Scalable Internet Architectures - Theo Schlossnagle
I have had the benefit of seeing Theo speak a couple times at the Surge conferences in 2010 and 2011 and he definitely knows what he is talking about. He has written a really good book which goes over a number of techniques and strategies for scaling internet applications and contributes to many open source projects such as Apache Traffic Server. He has also developed a really cool open source monitoring platform called Reconnoiter which he then spun into company to run it in the cloud.
- The pathology of failure drives what we do in operations. If you haven't failed then you haven't learned because you have to experience a failure to really learn from it.
- When designing the architecture of a system you need to think about everything rather than just the software being designed. You need to know the entire system from power and cooling to client side javascript in order to make informed decisions.
- Lack of awareness of other disciplines is a bad thing.
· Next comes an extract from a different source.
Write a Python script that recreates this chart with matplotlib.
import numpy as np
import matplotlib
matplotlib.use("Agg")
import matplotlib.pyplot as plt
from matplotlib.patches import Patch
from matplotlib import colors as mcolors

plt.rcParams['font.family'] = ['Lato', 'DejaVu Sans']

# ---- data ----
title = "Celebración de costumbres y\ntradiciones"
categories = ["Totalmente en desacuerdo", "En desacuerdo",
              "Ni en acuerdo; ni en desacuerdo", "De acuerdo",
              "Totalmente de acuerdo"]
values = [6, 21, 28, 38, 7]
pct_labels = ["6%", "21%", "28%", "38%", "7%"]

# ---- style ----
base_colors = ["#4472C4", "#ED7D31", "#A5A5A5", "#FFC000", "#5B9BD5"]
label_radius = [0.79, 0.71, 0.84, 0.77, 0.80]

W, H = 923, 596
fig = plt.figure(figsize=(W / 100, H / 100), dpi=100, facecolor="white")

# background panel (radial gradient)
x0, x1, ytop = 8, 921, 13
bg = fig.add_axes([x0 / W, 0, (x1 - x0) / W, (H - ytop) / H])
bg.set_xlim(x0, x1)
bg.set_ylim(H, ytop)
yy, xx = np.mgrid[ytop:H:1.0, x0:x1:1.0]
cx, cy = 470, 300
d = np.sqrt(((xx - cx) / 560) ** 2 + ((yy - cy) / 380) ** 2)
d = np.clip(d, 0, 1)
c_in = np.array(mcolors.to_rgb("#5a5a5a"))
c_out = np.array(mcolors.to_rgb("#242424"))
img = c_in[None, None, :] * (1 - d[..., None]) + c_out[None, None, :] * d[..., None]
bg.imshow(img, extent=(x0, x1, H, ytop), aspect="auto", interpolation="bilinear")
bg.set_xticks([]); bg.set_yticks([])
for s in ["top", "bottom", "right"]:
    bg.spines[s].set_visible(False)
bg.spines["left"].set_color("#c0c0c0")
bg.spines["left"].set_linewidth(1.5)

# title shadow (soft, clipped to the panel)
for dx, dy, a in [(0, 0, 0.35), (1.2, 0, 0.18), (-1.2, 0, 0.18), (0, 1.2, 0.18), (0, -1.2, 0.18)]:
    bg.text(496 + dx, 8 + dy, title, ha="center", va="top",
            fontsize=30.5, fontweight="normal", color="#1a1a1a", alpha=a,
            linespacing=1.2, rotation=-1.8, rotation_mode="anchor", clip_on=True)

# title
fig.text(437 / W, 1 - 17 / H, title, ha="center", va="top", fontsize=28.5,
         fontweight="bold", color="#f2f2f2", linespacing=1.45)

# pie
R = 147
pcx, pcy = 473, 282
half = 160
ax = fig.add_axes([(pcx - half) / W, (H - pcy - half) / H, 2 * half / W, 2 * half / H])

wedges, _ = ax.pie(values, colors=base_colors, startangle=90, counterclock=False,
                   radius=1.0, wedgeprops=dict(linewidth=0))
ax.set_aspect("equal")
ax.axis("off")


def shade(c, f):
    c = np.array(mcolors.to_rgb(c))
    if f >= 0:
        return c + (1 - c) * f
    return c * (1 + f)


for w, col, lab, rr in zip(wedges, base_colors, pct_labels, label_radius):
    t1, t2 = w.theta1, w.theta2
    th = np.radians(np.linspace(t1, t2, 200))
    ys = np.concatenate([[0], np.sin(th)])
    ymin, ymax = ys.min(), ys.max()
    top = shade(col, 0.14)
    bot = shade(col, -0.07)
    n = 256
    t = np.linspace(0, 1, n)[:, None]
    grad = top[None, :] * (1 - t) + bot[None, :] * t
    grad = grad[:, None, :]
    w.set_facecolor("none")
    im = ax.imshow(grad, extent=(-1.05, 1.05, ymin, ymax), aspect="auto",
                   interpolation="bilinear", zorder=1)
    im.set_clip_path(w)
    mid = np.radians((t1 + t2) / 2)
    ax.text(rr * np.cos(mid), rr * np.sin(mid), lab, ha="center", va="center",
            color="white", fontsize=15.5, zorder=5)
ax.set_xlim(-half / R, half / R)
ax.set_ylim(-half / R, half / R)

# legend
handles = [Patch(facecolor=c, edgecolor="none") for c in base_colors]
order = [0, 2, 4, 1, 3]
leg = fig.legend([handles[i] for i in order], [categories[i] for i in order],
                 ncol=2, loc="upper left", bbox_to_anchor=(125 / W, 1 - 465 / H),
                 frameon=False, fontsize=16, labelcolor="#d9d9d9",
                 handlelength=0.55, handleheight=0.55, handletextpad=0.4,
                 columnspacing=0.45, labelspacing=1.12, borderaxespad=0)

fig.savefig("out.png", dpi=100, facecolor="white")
You can't know everything but you should be aware of everything. Without this decisions are made in isolation which leads to unreasonable requirements by others.
- Know and practice with your tools during the good times in order to make their use effortless when times get bad. The last tool you want to use when you are firefighting is man!
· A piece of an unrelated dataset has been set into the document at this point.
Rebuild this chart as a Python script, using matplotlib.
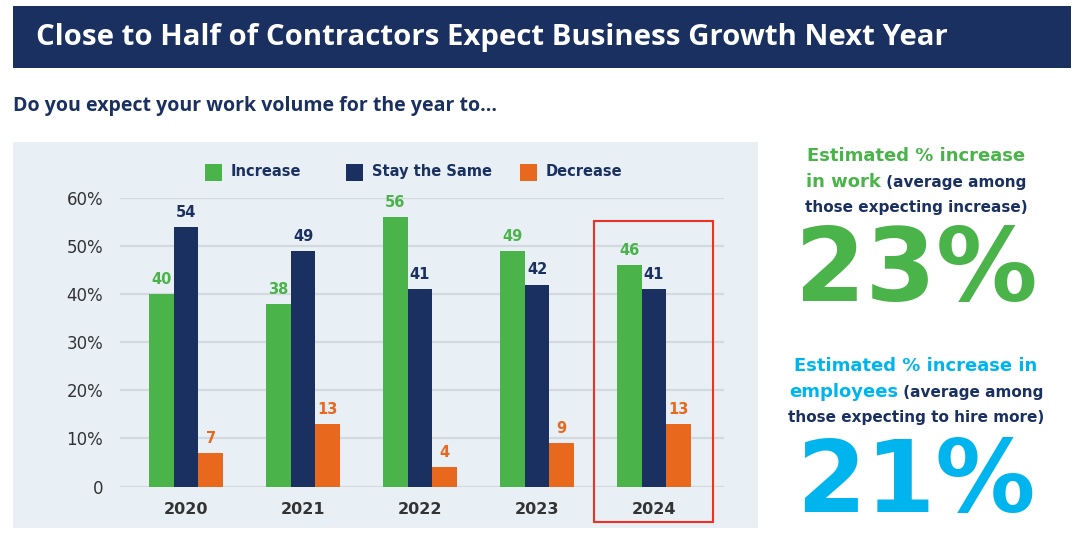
import matplotlib
matplotlib.use("Agg")
import matplotlib.pyplot as plt
from matplotlib.patches import Rectangle
import numpy as np

# ---- data ----
years = ["2020", "2021", "2022", "2023", "2024"]
increase = [40, 38, 56, 49, 46]
stay_same = [54, 49, 41, 42, 41]
decrease = [7, 13, 4, 9, 13]
series_names = ["Increase", "Stay the Same", "Decrease"]
yticks = [0, 10, 20, 30, 40, 50, 60]
ytick_labels = ["0", "10%", "20%", "30%", "40%", "50%", "60%"]
work_increase = "23%"
employee_increase = "21%"

GREEN = "#4ab34a"
NAVY = "#1a3060"
ORANGE = "#e8681e"
CYAN = "#00b5ee"
PANEL = "#e9f0f5"
GRID = "#d3d9de"
RED = "#ee3124"
TEXT = "#333333"

W, H = 1080, 542
fig = plt.figure(figsize=(W / 100, H / 100), dpi=100)
fig.patch.set_facecolor("white")


def fx(x):
    return x / W


def fy(y):
    return 1 - y / H


# title banner
fig.patches.append(Rectangle((fx(13), fy(68)), fx(1071) - fx(13), fy(6) - fy(68),
                             transform=fig.transFigure, facecolor=NAVY, edgecolor="none", zorder=-2))
fig.text(fx(36), fy(37), "Close to Half of Contractors Expect Business Growth Next Year",
         color="white", fontsize=21.2, fontweight="bold", family="Open Sans", va="center", ha="left")
fig.text(fx(13), fy(106), "Do you expect your work volume for the year to...",
         color=NAVY, fontsize=14, fontweight="bold", family="Open Sans", va="center", ha="left")

# chart panel
fig.patches.append(Rectangle((fx(13), fy(528)), fx(758) - fx(13), fy(142) - fy(528),
                             transform=fig.transFigure, facecolor=PANEL, edgecolor="none", zorder=-2))

# axes: 0 at y=486.5, 60 at y=198 ; x from 120 to 724
ax = fig.add_axes([fx(120), fy(486.5), fx(724) - fx(120), fy(198) - fy(486.5)])
ax.set_zorder(1)
ax.set_facecolor("none")
x = np.arange(len(years))
bw = 0.21
unit = 117.0
left = (120 - 186) / unit
right = (724 - 186) / unit
ax.set_xlim(left, right)
ax.set_ylim(0, 60)

for yv in yticks:
    ax.axhline(yv, color=GRID, lw=1.6, zorder=0)

series = [increase, stay_same, decrease]
colors = [GREEN, NAVY, ORANGE]
offsets = [-bw, 0, bw]
for vals, c, off in zip(series, colors, offsets):
    ax.bar(x + off, vals, width=bw, color=c, edgecolor="none", zorder=2)
    for xi, v in zip(x, vals):
        ax.text(xi + off, v + 1.5, str(v), color=c, ha="center", va="bottom",
                fontsize=10.5, fontweight="bold", zorder=3)

ax.set_yticks(yticks)
ax.set_yticklabels(ytick_labels)
ax.tick_params(axis="y", length=0, pad=12, labelsize=12, labelcolor=TEXT)
ax.set_xticks(x)
ax.set_xticklabels(years)
ax.tick_params(axis="x", length=0, pad=11, labelsize=11.5, labelcolor=TEXT)
for lab in ax.get_xticklabels():
    lab.set_fontweight("bold")
for s in ax.spines.values():
    s.set_visible(False)

# highlight box around 2024
fig.patches.append(Rectangle((fx(594), fy(522)), fx(713) - fx(594), fy(221) - fy(522),
                             transform=fig.transFigure, facecolor="none", edgecolor=RED,
                             lw=1.5, zorder=5))

# legend
leg_items = [(205, series_names[0], GREEN), (346, series_names[1], NAVY), (520, series_names[2], ORANGE)]
for lx, name, c in leg_items:
    fig.patches.append(Rectangle((fx(lx), fy(181)), fx(17), fx(17) * W / H,
                                 transform=fig.transFigure, facecolor=c, edgecolor="none"))
    fig.text(fx(lx + 26), fy(172), name, color=NAVY, fontsize=10.5, fontweight="bold",
             va="center", ha="left")

# right side call-outs
fig.canvas.draw()
renderer = fig.canvas.get_renderer()


def mixed_line(cx, y, parts):
    texts = []
    for s, c, fs in parts:
        t = fig.text(0, fy(y), s, color=c, fontsize=fs, fontweight="bold", va="baseline", ha="left")
        texts.append(t)
    widths = [t.get_window_extent(renderer).width for t in texts]
    total = sum(widths)
    xpos = cx - total / 2
    for t, w in zip(texts, widths):
        t.set_x(fx(xpos))
        xpos += w


cx1 = 916
mixed_line(cx1, 161, [("Estimated % increase", GREEN, 13)])
mixed_line(cx1, 187, [("in work", GREEN, 13), (" (average among", NAVY, 11)])
mixed_line(cx1, 212, [("those expecting increase)", NAVY, 11)])
fig.text(fx(cx1), fy(301), work_increase, color=GREEN, fontsize=73, fontweight="bold",
         ha="center", va="baseline")

cx2 = 916
mixed_line(cx2, 371, [("Estimated % increase in", CYAN, 13)])
mixed_line(cx2, 397, [("employees", CYAN, 13), (" (average among", NAVY, 11)])
mixed_line(cx2, 422, [("those expecting to hire more)", NAVY, 11)])
fig.text(fx(cx2), fy(512), employee_increase, color=CYAN, fontsize=72, fontweight="bold",
         ha="center", va="baseline")

fig.savefig("out.png", dpi=100, facecolor="white")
- To be excellent you need to treat operations as a craft. Become a craftsman through experience and learn discipline. Through practice achieve excellence.
- Build the tools that are needed to do your work for you so that you can focus on the more interesting part of your job.
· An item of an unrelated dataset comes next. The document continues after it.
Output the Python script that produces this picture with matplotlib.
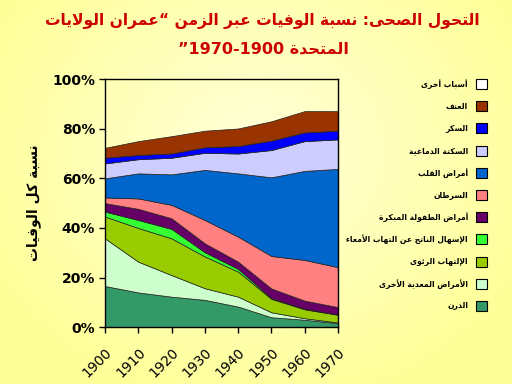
import re
import numpy as np
import matplotlib
matplotlib.use("Agg")
import matplotlib.pyplot as plt
from matplotlib.patches import Rectangle

# --- minimal Arabic shaping (presentation forms) + visual order ---
_BASE = [('ء', 0xFE80, 1), ('آ', 0xFE81, 2), ('أ', 0xFE83, 2), ('ؤ', 0xFE85, 2),
         ('إ', 0xFE87, 2), ('ئ', 0xFE89, 4), ('ا', 0xFE8D, 2), ('ب', 0xFE8F, 4),
         ('ة', 0xFE93, 2), ('ت', 0xFE95, 4), ('ث', 0xFE99, 4), ('ج', 0xFE9D, 4),
         ('ح', 0xFEA1, 4), ('خ', 0xFEA5, 4), ('د', 0xFEA9, 2), ('ذ', 0xFEAB, 2),
         ('ر', 0xFEAD, 2), ('ز', 0xFEAF, 2), ('س', 0xFEB1, 4), ('ش', 0xFEB5, 4),
         ('ص', 0xFEB9, 4), ('ض', 0xFEBD, 4), ('ط', 0xFEC1, 4), ('ظ', 0xFEC5, 4),
         ('ع', 0xFEC9, 4), ('غ', 0xFECD, 4), ('ف', 0xFED1, 4), ('ق', 0xFED5, 4),
         ('ك', 0xFED9, 4), ('ل', 0xFEDD, 4), ('م', 0xFEE1, 4), ('ن', 0xFEE5, 4),
         ('ه', 0xFEE9, 4), ('و', 0xFEED, 2), ('ى', 0xFEEF, 2), ('ي', 0xFEF1, 4)]
FORMS = {c: (start, n) for c, start, n in _BASE}
LAMALEF = {'آ': 0xFEF5, 'أ': 0xFEF7, 'إ': 0xFEF9, 'ا': 0xFEFB}


def ar(text):
    ch = list(text)
    out = []
    both = lambda c: c in FORMS and FORMS[c][1] == 4
    joinable = lambda c: c in FORMS and FORMS[c][1] >= 2
    i = 0
    while i < len(ch):
        c = ch[i]
        cprev = i > 0 and both(ch[i - 1]) and joinable(c)
        if c == 'ل' and i + 1 < len(ch) and ch[i + 1] in LAMALEF:
            out.append(chr(LAMALEF[ch[i + 1]] + (1 if cprev else 0)))
            i += 2
            continue
        if c not in FORMS:
            out.append(c)
            i += 1
            continue
        start, n = FORMS[c]
        cnext = both(c) and i + 1 < len(ch) and joinable(ch[i + 1])
        if n == 1:
            k = 0
        elif cprev and cnext:
            k = 3
        elif cprev:
            k = 1
        elif cnext:
            k = 2
        else:
            k = 0
        out.append(chr(start + k))
        i += 1
    vis = ''.join(out)[::-1]
    return re.sub(r'\d+', lambda m: m.group()[::-1], vis)


# --- data (share of all deaths, %) ---
years = [1900, 1910, 1920, 1930, 1940, 1950, 1960, 1970]
tb = [16.6, 14.0, 12.3, 11.0, 8.3, 4.0, 3.0, 1.6]
other_infect = [19.2, 12.4, 8.7, 4.7, 4.0, 2.0, 0.6, 0.3]
pneumonia = [8.8, 13.6, 14.8, 12.8, 10.1, 5.4, 3.6, 3.1]
diarrhea = [2.0, 3.2, 3.8, 1.7, 1.1, 0.3, 0.2, 0.1]
childhood = [3.4, 4.5, 4.3, 3.6, 2.9, 3.9, 3.3, 3.0]
cancer = [2.3, 4.2, 5.4, 9.4, 10.1, 13.1, 16.4, 16.1]
heart = [7.7, 10.1, 12.3, 20.2, 25.5, 31.7, 35.9, 39.6]
stroke = [6.0, 5.7, 6.7, 6.9, 8.0, 11.0, 12.0, 11.9]
diabetes = [2.3, 1.7, 1.7, 2.2, 3.0, 3.8, 3.5, 3.5]
violence = [4.0, 5.6, 7.0, 6.7, 7.1, 7.8, 8.6, 7.9]
other = [27.7, 25.0, 23.0, 20.8, 19.9, 17.0, 12.9, 12.9]

labels = ['الدرن', 'الأمراض المعدية الأخرى', 'الإلتهاب الرئوى',
          'الإسهال الناتج عن التهاب الأمعاء', 'أمراض الطفولة المبكرة',
          'السرطان', 'أمراض القلب', 'السكتة الدماغية', 'السكر', 'العنف',
          'أسباب أخرى']
colors = ['#339966', '#ccffcc', '#99cc00', '#33ff33', '#660066', '#ff8080',
          '#0066cc', '#ccccff', '#0000ff', '#993300', '#ffffff']
series = [tb, other_infect, pneumonia, diarrhea, childhood, cancer, heart,
          stroke, diabetes, violence, other]

fig = plt.figure(figsize=(5.12, 3.84), dpi=100)

# background: pale yellow, lighter towards the middle
bg = fig.add_axes([0, 0, 1, 1], zorder=-10)
yy, xx = np.mgrid[0:384, 0:512]
r = np.sqrt(((xx - 256) / 300.0) ** 2 + ((yy - 150) / 260.0) ** 2).clip(0, 1)
c0 = np.array([1.0, 1.0, 0.85])
c1 = np.array([1.0, 1.0, 0.60])
img = c0 + (c1 - c0) * r[..., None]
bg.imshow(img, aspect='auto')
bg.axis('off')

ax = fig.add_axes([0.205, 0.148, 0.455, 0.646])
ax.patch.set_alpha(0)
polys = ax.stackplot(years, *series, colors=colors, edgecolor='#222222',
                     linewidth=0.5)
polys[-1].set_facecolor('none')
polys[-1].set_edgecolor('none')

ax.set_xlim(1900, 1970)
ax.set_ylim(0, 100)
ax.set_xticks(years)
ax.set_xticklabels([str(y) for y in years], rotation=45, ha='right',
                   rotation_mode='anchor', fontsize=10)
ax.set_yticks([0, 20, 40, 60, 80, 100])
ax.set_yticklabels(['0%', '20%', '40%', '60%', '80%', '100%'],
                   fontsize=10, fontweight='bold')
ax.tick_params(direction='out', length=4, width=1, pad=3)
ax.tick_params(axis='x', pad=9)
for s in ax.spines.values():
    s.set_linewidth(1)
ax.set_ylabel(ar('نسبة كل الوفيات'), fontsize=10, fontweight='bold',
              labelpad=8)

fig.text(0.512, 0.945, ar('التحول الصحى: نسبة الوفيات عبر الزمن “عمران الولايات'),
         ha='center', va='center', fontsize=11.2, fontweight='bold',
         color='#cc0000')
fig.text(0.514, 0.873, ar('المتحدة 1900-1970”'), ha='center', va='center',
         fontsize=11.5, fontweight='bold', color='#cc0000')

# legend, top to bottom
y0 = 84
for k, (lab, col) in enumerate(zip(labels[::-1], colors[::-1])):
    yc = y0 + k * 22.2
    fig.patches.append(Rectangle((476 / 512, 1 - (yc + 5) / 384), 11 / 512,
                                 10 / 384, transform=fig.transFigure,
                                 facecolor=col, edgecolor='black', lw=0.8))
    fig.text(468 / 512, 1 - yc / 384, ar(lab), ha='right', va='center',
             fontsize=5.5, fontweight='bold')

fig.savefig('out.png', dpi=100)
- Think about the biggest technical mistake that you have made and what did you learn from it? This is one of my favorite interview questions.
- Version control and monitoring are crucial to running a successful business. Monitor everything because you need historical information or you are just looking at numbers that mean nothing.
- Strive for computational reuse and caching as you shouldn't do work you don't have to.
- You should never prevent caching but rather control it.